Properties of any kind will be involved and a funding for photovoltaics on other buildings, such as car parking, will soon be added.

Gewessler added that, in the new Governmental Agreement, it has been possible to fix a 27 TWh additional energy production capacity from renewables until 2030. Out of these, 11 TWh are supposed to come from photovoltaics along a steady yearly path.

The decision is in line with the Solar4Buildings campaign, calling for photovoltaic panels to be installed on all new and renovated residential, commercial and industrial buildings in the EU. According to the association SolarPower Europe, more than 90% of European rooftops are currently unused. By fitting this space with solar, up to 7 million tonnes of CO2 can be saved each year and at least 680 TWh of renewable electricity produced.

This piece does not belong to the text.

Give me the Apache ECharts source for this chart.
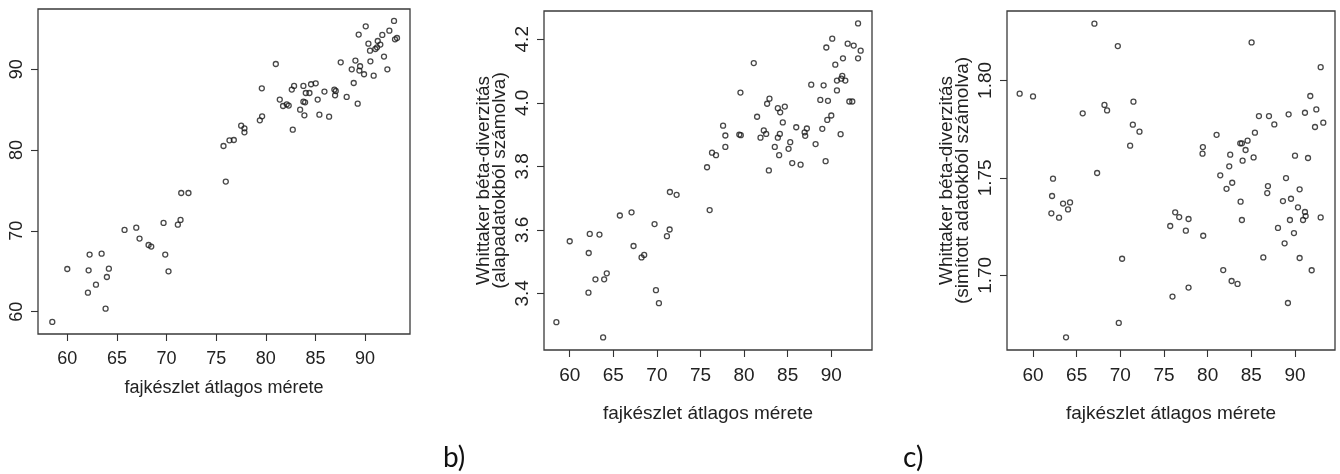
<!DOCTYPE html>
<html>
<head>
<meta charset="utf-8">
<script src="https://cdn.jsdelivr.net/npm/echarts@6/dist/echarts.min.js"></script>
<style>
  html, body { margin: 0; padding: 0; background: #fff; }
  #chart { width: 1340px; height: 474px; }
</style>
</head>
<body>
<div id="chart"></div>
<script>
// panel a: fajkészlet vs. ? (no y title)
const xA = [58.49,60.0,62.08,62.15,62.25,62.89,63.46,63.86,63.99,64.19,65.77,66.95,67.28,68.19,68.46,69.70,69.87,70.20,71.14,71.41,71.48,72.21,75.74,75.97,76.34,76.78,77.52,77.85,77.85,79.40,79.63,79.60,81.01,81.41,81.74,82.11,82.31,82.62,82.85,82.72,83.46,83.79,83.79,83.96,83.89,84.03,84.40,84.56,85.03,85.23,85.40,85.91,86.38,86.91,86.98,87.05,87.55,88.15,88.66,88.86,89.03,89.26,89.36,89.43,89.50,89.90,90.07,90.34,90.54,90.50,90.87,91.04,91.21,91.28,91.54,91.74,91.91,92.25,92.45,92.92,93.02,93.22]
const yA = [58.72,65.28,62.35,65.12,67.06,63.34,67.18,60.37,64.29,65.32,70.11,70.40,69.04,68.25,68.05,70.98,67.06,64.99,70.77,71.35,74.69,74.69,80.51,76.10,81.21,81.25,83.03,82.70,82.20,83.69,84.18,87.65,90.66,86.25,85.46,85.67,85.51,87.49,87.94,82.53,85.01,87.94,86.00,85.92,84.31,87.07,87.07,88.15,88.27,86.25,84.39,87.24,84.14,87.49,86.78,87.32,90.87,86.58,90.00,88.31,91.08,85.75,94.30,89.84,90.38,89.39,95.33,93.18,90.99,92.31,89.22,92.52,92.73,93.51,93.06,94.26,91.58,90.00,94.79,95.99,93.72,93.88]

// panel b: Whittaker béta-diverzitás (alapadatokból)
const xB = [58.47,60.0,62.15,62.18,62.30,62.95,63.41,63.83,63.95,64.25,65.75,67.09,67.32,68.24,68.54,69.73,69.89,70.23,71.15,71.46,71.49,72.26,75.75,76.05,76.32,76.78,77.59,77.85,77.85,79.45,79.58,79.62,81.11,81.49,81.88,82.26,82.53,82.64,82.91,82.84,83.52,83.87,83.87,84.02,84.14,84.10,84.44,84.67,85.10,85.29,85.52,85.98,86.48,86.94,87.01,87.20,87.70,88.20,88.74,88.97,89.12,89.35,89.43,89.62,89.54,90.0,90.11,90.46,90.65,90.65,91.07,91.15,91.26,91.34,91.61,91.88,92.07,92.41,92.57,93.07,93.07,93.37]
const yB = [3.309,3.564,3.402,3.527,3.587,3.444,3.585,3.261,3.444,3.463,3.645,3.655,3.549,3.513,3.521,3.618,3.410,3.369,3.580,3.601,3.719,3.710,3.797,3.662,3.843,3.835,3.928,3.897,3.861,3.900,4.032,3.898,4.125,3.956,3.890,3.913,3.902,3.997,4.013,3.787,3.861,3.983,3.890,3.835,3.970,3.902,3.938,3.988,3.855,3.876,3.810,3.923,3.805,3.907,3.896,3.919,4.057,3.870,4.009,3.918,4.055,3.816,4.174,4.006,3.946,3.960,4.202,4.120,4.039,4.070,3.901,4.076,4.085,4.140,4.070,4.186,4.004,4.004,4.180,4.250,4.140,4.164]

// panel c: Whittaker béta-diverzitás (simított adatokból)
const xC = [58.47,60.0,62.10,62.18,62.29,62.98,63.44,63.78,64.01,64.24,65.69,67.03,67.34,68.18,68.48,69.71,69.82,70.20,71.12,71.43,71.50,72.19,75.71,75.97,76.28,76.74,77.50,77.81,77.81,79.49,79.45,79.41,81.02,81.44,81.78,82.16,82.47,82.58,82.81,82.74,83.42,83.77,83.73,83.92,84.00,83.92,84.34,84.57,85.03,85.26,85.41,85.87,86.37,86.82,86.90,87.02,87.63,88.05,88.62,88.81,88.97,89.27,89.19,89.42,89.54,89.88,90.0,90.34,90.53,90.53,90.92,91.14,91.22,91.14,91.49,91.75,91.91,92.29,92.44,92.94,92.94,93.24]
const yC = [1.7932,1.7918,1.7318,1.7407,1.7496,1.7296,1.7368,1.6682,1.7338,1.7374,1.7831,1.8291,1.7525,1.7874,1.7846,1.8176,1.6756,1.7085,1.7665,1.7773,1.7891,1.7737,1.7253,1.6891,1.7323,1.7299,1.7229,1.7289,1.6937,1.7203,1.7658,1.7624,1.7721,1.7513,1.7027,1.7444,1.7559,1.7619,1.7475,1.6971,1.6956,1.7378,1.7677,1.7284,1.7588,1.7677,1.7643,1.7691,1.8195,1.7605,1.7732,1.7817,1.7092,1.7422,1.7458,1.7817,1.7774,1.7243,1.7381,1.7164,1.7499,1.7826,1.6858,1.7284,1.7393,1.7217,1.7614,1.7349,1.7441,1.7089,1.7284,1.7325,1.7304,1.7834,1.7602,1.7920,1.7026,1.7761,1.7851,1.8068,1.7297,1.7783]

const xTicks = [60, 65, 70, 75, 80, 85, 90]
const yTicksA = [60, 70, 80, 90]
const yTicksB = [3.4, 3.6, 3.8, 4.0, 4.2]
const yTicksC = [1.70, 1.75, 1.80]

const xTitle = 'fajkészlet átlagos mérete'
const yTitleB = 'Whittaker béta-diverzitás\n(alapadatokból számolva)'
const yTitleC = 'Whittaker béta-diverzitás\n(simított adatokból számolva)'

const FONT = 'Liberation Sans, Arial, sans-serif'
const INK = '#222'

function zip(xs, ys) {
  return xs.map((x, i) => [x, ys[i]])
}

function xAxis(idx, min, max, fontSize, nameGap, labelMargin) {
  return {
    type: 'value', gridIndex: idx, min, max,
    axisLine: { show: false },
    splitLine: { show: false },
    axisTick: { show: true, length: 7, customValues: xTicks, lineStyle: { color: '#333', width: 1.1 } },
    axisLabel: { customValues: xTicks, margin: labelMargin, fontSize, color: INK, fontFamily: FONT },
    name: xTitle, nameLocation: 'middle', nameGap,
    nameTextStyle: { fontSize, color: INK, fontFamily: FONT },
  }
}

function yAxis(idx, min, max, ticks, fontSize, decimals, name, nameGap) {
  return {
    type: 'value', gridIndex: idx, min, max,
    axisLine: { show: false },
    splitLine: { show: false },
    axisTick: { show: true, length: 7, customValues: ticks, lineStyle: { color: '#333', width: 1.1 } },
    axisLabel: {
      customValues: ticks, rotate: 90, margin: 12, fontSize, color: INK, fontFamily: FONT,
      formatter: (v) => v.toFixed(decimals),
    },
    name, nameLocation: 'middle', nameGap, nameRotate: 90,
    nameTextStyle: { fontSize, color: INK, fontFamily: FONT, lineHeight: 16 },
  }
}

function scatter(idx, data) {
  return {
    type: 'scatter', xAxisIndex: idx, yAxisIndex: idx, data,
    symbol: 'circle', symbolSize: 5,
    itemStyle: { color: 'rgba(0,0,0,0)', borderColor: '#1a1a1a', borderWidth: 1.3 },
    silent: true,
  }
}

const gridStyle = { show: true, borderColor: '#3a3a3a', borderWidth: 1.3, backgroundColor: '#fff', outerBoundsMode: 'none' }

const chart = echarts.init(document.getElementById('chart'), null, { renderer: 'canvas' })
chart.setOption({
  animation: false,
  backgroundColor: '#fff',
  title: [
    { text: 'b)', left: 438, top: 439, textStyle: { fontSize: 28, fontWeight: 'normal', color: '#111', fontFamily: 'Lato, Open Sans, sans-serif' } },
    { text: 'c)', left: 898, top: 439, textStyle: { fontSize: 28, fontWeight: 'normal', color: '#111', fontFamily: 'Lato, Open Sans, sans-serif' } },
  ],
  grid: [
    { ...gridStyle, left: 38, top: 9, width: 372, height: 325 },
    { ...gridStyle, left: 544, top: 11, width: 328, height: 339 },
    { ...gridStyle, left: 1007, top: 11, width: 328, height: 339 },
  ],
  xAxis: [
    xAxis(0, 57.05, 94.53, 18, 45, 16),
    xAxis(1, 57.05, 94.67, 19, 54, 16),
    xAxis(2, 57.02, 94.58, 19, 54, 16),
  ],
  yAxis: [
    yAxis(0, 57.23, 97.47, yTicksA, 18, 0, '', 0),
    yAxis(1, 3.2215, 4.289, yTicksB, 19, 1, yTitleB, 36),
    yAxis(2, 1.6617, 1.8356, yTicksC, 19, 2, yTitleC, 36),
  ],
  series: [
    scatter(0, zip(xA, yA)),
    scatter(1, zip(xB, yB)),
    scatter(2, zip(xC, yC)),
  ],
})
</script>
</body>
</html>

Solar industry’s specialized media pv magazine Deutschland claims that the 1 million roof programme won’t be sufficient to meet the increasing demand for electricity and that important points, like the solar obligation, are still missing.

The Federal Association of Photovoltaic Austria (PVA), whose primary goal is to bring photovoltaics and electricity storage to market maturity, assumes that more power will be necessary. The managing director Vera Immitzer told pv magazine Deutschland that “even if the 1 million photovoltaic roof program represents a gratifying and substantial increase in the originally planned 100,000 roof program, it will still only be able to contribute about half to the actually required photovoltaic expansion”.

At the moment only 1.4 TWh are provided from renewable sources, covering 2.5% of Austrian energy demand. Greenpeace Austria believes that the government’s move will demand massive investments into solar power. “To stop the climate breakdown we must phase out fossil fuels and rebuild our economy solely on the basis of renewable energy,” Jasmin Duregger, Climate and Energy campaigner at Greenpeace CEE in Austria, told Forbes.com.

“The new goal is ambitious and presents challenges. First and foremost it requires solid and extended renewable energy legislation that provides the funding required, enough land space and rooftops to build the panels, as well as the support of house owners.”

The legislation also needs improvement. “Provided the government reaches the goal of 1 million solar roofs, it’s still not said that Austria will reach it’s 100% renewable power goal,” Duregger added.

“Energy demand is still rising. Only an effective energy-efficiency law can guarantee that we not only cover rising energy demand with solar power, but also replace and phase out fossil fuels.”